Alma não tem cor (ou Axé,
vovozinho do Triássico)
Neste
ano tenho me batido com algumas provações. Meus ‘amigos se foram com pálidos sonhos
e restos de amor’, a economia mundial submergiu às profundezas abissais das
incertezas, meu computador bugueou umas quantas e dramáticas vezes, cortaram a
minha água, minha pressão subiu, minhas esperanças declinaram...Vai-te! Tenho
encarado umas pegadas que têm me dado uma canseira! Coisa pra Jonas, sabe
aquele da baleia? Minha paciência, que por vezes me abandona (mas, graças ao
bom pai sempre volta) tem sido o meu bastião de integridade. E haja paciência.
No
meio deste turbilhão, me veio não sei de onde, a tranqüilidade para dar uma
parada, para dar uma avaliada na vida. Fazer uma reflexão mais ou menos como
fez aquele personagem do Vargas Llosa em Conversa na Catedral. Quis localizar no
tempo, uma causa para estes reveses inesperados, superáveis, diga-se, mas
complicadinhos de se varar, reconheço.
Aí
vem logo aquela coisa, né, da personalidade. ‘Colhemos aquilo que semeamos’.
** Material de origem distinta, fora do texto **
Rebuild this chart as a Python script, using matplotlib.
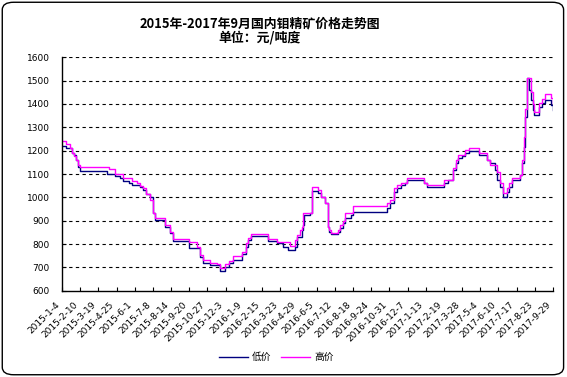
import matplotlib
matplotlib.use("Agg")
import matplotlib.pyplot as plt
import matplotlib.transforms as mtransforms
import pandas as pd
from matplotlib.patches import FancyBboxPatch

plt.rcParams["font.family"] = ["Noto Sans CJK SC", "DejaVu Sans"]

# change points (yuan / ton-degree)
dates = [
    "2015-01-04", "2015-01-12", "2015-01-20", "2015-01-24", "2015-01-28", "2015-02-01",
    "2015-02-06", "2015-02-10", "2015-04-06", "2015-04-10", "2015-04-22", "2015-05-02",
    "2015-05-08", "2015-05-20", "2015-05-26", "2015-06-06", "2015-06-12", "2015-06-18",
    "2015-06-24", "2015-07-02", "2015-07-08", "2015-07-12", "2015-08-02", "2015-08-12",
    "2015-08-18", "2015-09-15", "2015-09-19", "2015-10-06", "2015-10-12", "2015-10-18",
    "2015-11-01", "2015-11-15", "2015-11-21", "2015-12-02", "2015-12-10", "2015-12-18",
    "2016-01-05", "2016-01-13", "2016-01-17", "2016-01-24", "2016-02-27", "2016-03-16",
    "2016-03-29", "2016-04-08", "2016-04-12", "2016-04-22", "2016-04-26", "2016-05-02",
    "2016-05-06", "2016-05-08", "2016-05-10", "2016-05-23", "2016-05-27", "2016-06-08",
    "2016-06-14", "2016-06-22", "2016-06-28", "2016-06-30", "2016-07-04", "2016-07-17",
    "2016-07-19", "2016-07-23", "2016-07-29", "2016-08-02", "2016-08-14", "2016-08-18",
    "2016-10-24", "2016-10-26", "2016-11-01", "2016-11-09", "2016-11-16", "2016-11-24",
    "2016-12-02", "2016-12-06", "2017-01-10", "2017-01-16", "2017-02-17", "2017-02-19",
    "2017-02-27", "2017-03-10", "2017-03-16", "2017-03-20", "2017-03-28", "2017-04-03",
    "2017-04-11", "2017-05-01", "2017-05-18", "2017-05-24", "2017-06-03", "2017-06-07",
    "2017-06-13", "2017-06-19", "2017-06-25", "2017-06-27", "2017-07-02", "2017-07-08",
    "2017-07-20", "2017-07-24", "2017-07-28", "2017-08-01", "2017-08-03", "2017-08-07",
    "2017-08-11", "2017-08-15", "2017-08-19", "2017-08-21", "2017-09-01", "2017-09-07",
    "2017-09-13", "2017-09-23", "2017-09-25", "2017-09-29",
]
low_price = [
    1220, 1210, 1210, 1190, 1180, 1160, 1130, 1111, 1100, 1100, 1091, 1081,
    1071, 1063, 1053, 1053, 1043, 1030, 1015, 1000, 933, 903, 874, 848,
    813, 813, 784, 784, 745, 720, 710, 710, 685, 703, 717, 731,
    757, 788, 817, 834, 813, 803, 787, 773, 774, 787, 831, 831,
    860, 881, 924, 931, 1028, 1017, 1003, 974, 874, 853, 841, 841,
    853, 867, 888, 910, 924, 938, 938, 953, 974, 1024, 1039, 1053,
    1060, 1074, 1060, 1046, 1046, 1060, 1074, 1117, 1146, 1167, 1177, 1189,
    1198, 1181, 1160, 1146, 1117, 1074, 1046, 1003, 1003, 1025, 1046, 1074,
    1074, 1096, 1146, 1217, 1346, 1510, 1460, 1417, 1374, 1353, 1389, 1403,
    1417, 1417, 1396, 1374,
]
high_price = [
    1240, 1230, 1210, 1190, 1175, 1160, 1140, 1128, 1128, 1120, 1100, 1100,
    1081, 1081, 1071, 1060, 1050, 1040, 1014, 990, 933, 910, 881, 853,
    821, 821, 807, 787, 753, 730, 720, 713, 696, 713, 728, 750,
    767, 803, 824, 841, 821, 807, 807, 807, 791, 817, 838, 860,
    874, 931, 931, 931, 1043, 1031, 1003, 974, 874, 860, 848, 848,
    860, 881, 900, 931, 931, 963, 963, 974, 988, 1039, 1053, 1063,
    1063, 1081, 1060, 1053, 1053, 1074, 1074, 1124, 1160, 1181, 1181, 1203,
    1210, 1189, 1160, 1138, 1138, 1110, 1060, 1017, 1017, 1040, 1060, 1081,
    1081, 1096, 1160, 1260, 1380, 1510, 1510, 1450, 1400, 1367, 1403, 1420,
    1441, 1441, 1427, 1403,
]
y_ticks = [600, 700, 800, 900, 1000, 1100, 1200, 1300, 1400, 1500, 1600]
start_date = "2015-01-04"
end_date = "2017-09-29"
label_step_days = 37

x = pd.to_datetime(dates)
tick_dates = pd.date_range(start_date, end_date, freq=f"{label_step_days}D")
tick_labels = [f"{d.year}-{d.month}-{d.day}" for d in tick_dates]

fig = plt.figure(figsize=(5.67, 3.77), dpi=100)
fig.patches.append(
    FancyBboxPatch(
        (0.004, 0.006), 0.99, 0.988,
        boxstyle="round,pad=0,rounding_size=0.02",
        transform=fig.transFigure, facecolor="white", edgecolor="black",
        linewidth=1.0, zorder=-1,
    )
)

ax = fig.add_axes([0.1093, 0.2289, 0.866, 0.6191])
ax.set_facecolor("none")
ax.plot(x, low_price, drawstyle="steps-post", color="#000080", linewidth=1.0, label="低价")
ax.plot(x, high_price, drawstyle="steps-post", color="#FF00FF", linewidth=1.0, label="高价")

ax.set_xlim(pd.Timestamp(start_date), pd.Timestamp(end_date))
ax.set_ylim(600, 1600)
ax.set_yticks(y_ticks)
ax.set_yticklabels([str(v) for v in y_ticks], fontsize=6.5, family="DejaVu Sans")
ax.set_xticks(tick_dates)
ax.set_xticklabels(tick_labels, rotation=45, ha="right", rotation_mode="anchor",
                   fontsize=6.5, family="DejaVu Sans")
ax.tick_params(axis="both", direction="in", length=3, width=0.8)
ax.tick_params(axis="y", pad=9)
ax.tick_params(axis="x", pad=7)

shift = mtransforms.ScaledTranslation(-7 / 100, 0, fig.dpi_scale_trans)
for label in ax.get_xticklabels():
    label.set_transform(label.get_transform() + shift)

for v in y_ticks[1:]:
    ax.axhline(v, color="black", linewidth=0.8, linestyle=(0, (3, 3)), zorder=0)

for side in ("top", "right"):
    ax.spines[side].set_visible(False)
for side in ("left", "bottom"):
    ax.spines[side].set_linewidth(1.0)

fig.text(0.458, 0.938, "2015年-2017年9月国内钼精矿价格走势图", ha="center", va="center",
         fontsize=9.3, fontweight="bold")
fig.text(0.458, 0.9, "单位：元/吨度", ha="center", va="center",
         fontsize=9.3, fontweight="bold")

fig.legend(loc="center", bbox_to_anchor=(0.487, 0.053), ncol=2, frameon=False,
           fontsize=7, handlelength=3, columnspacing=1.0, handletextpad=0.4)

fig.savefig("out.png", dpi=100)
Apresentam-se vaticínios e conformismo. Mas sou racional. Faço estas
introspecções sempre com um olho no peixe e outro no gato. Prego uma realidade
rés-ao-chão, sem muito floreado.
E
eis que me vi como um sujeito normal. Moldado por incontáveis defeitos, umas
raras qualidades, atento à boa vontade, crente nos princípios que consideram
sempre a urgência e a onipresença dos conceitos de justiça e lealdade.
Valeu
a varredura na alma porque descobri que, das coisas que de mim se aproveitam, o
assentimento às diversidades se apresenta como um dos meus maiores créditos.
Não tenho preconceito de io ou de chio. Principalmente de cor. Não tenho nada
contra os brancos.
Mesmo
porque além desta fachada que exibimos como um pacote composto de umas células
algo versáteis, muita água e um sorriso cálcico, acho que nós, os seres humanos,
nos adiantamos um pouquinho. Vamos à alma. E ‘alma não tem cor’.
Por
outro lado, sei que muitos pensam que este pacote orgânico pode alterar as
relações e admitem a superioridade de um indivíduo sobre o outro por causa da
cor da pele. Lembro que somos ramos da mesma cepa.
Formamos
uma comunidade de mamíferos que se caracteriza pela desenvoltura bipedal, pela
presença do tele-encéfalo desenvolvido e pela sagacidade motora do polegar opositor.
Mas somos, no frigir dos ovos, mamíferos. Ricos, pobres. Pretos, brancos.
Mulheres, homens...Somos todos descendentes da ‘ânsia da vida por si mesma’
(eita frasezinha que me persegue, esta do Gibran, tão atual, tão
profunda...Evolucionista...). Este sapiens
que conhecemos, que inventou tudo o que tem de bom neste mundo, temperado pela
alma (e pelo polegar opositor, observo), refinado pelo sopro da sabedoria, não
é nada mais que uma variação temporal de um bichinho que lá na mais remota
história da Terra, venceu o poderio desmedido dos dinossauros e se firmou como
uma espécie extraordinariamente capaz de sobreviver e de gerar primos
engalanados e metidões como nosostros. Somos um produto elaborado de um ratinho
chamado Morganucodon, um nome pomposo, como requer a taxonomia, mas que aqui
entre nós pode ser chamado simplesmente de ‘o ratinho do Triássico’, numa
educada alusão a sua longevidade.
De
lá, do alvorecer da vida, herdamos esta indispensável capacidade de lutar por
cada dia, apesar das agressões naturais, dos répteis modernos, das provações (dessas
que a gente experimenta num ano bissexto), do preconceito e da brutalidade de Domingos
Jorge Velho. E ganhamos também, mais tarde, a confortante certeza elaborada pelo
tele-encéfalo de que a alma não tem cor.
Axé.
Eu fico embasbacado pelo fuzuê de palavras que consegues construir em tão poucas linhas. És mansidão para minha paupérrima livraria de pensamentos.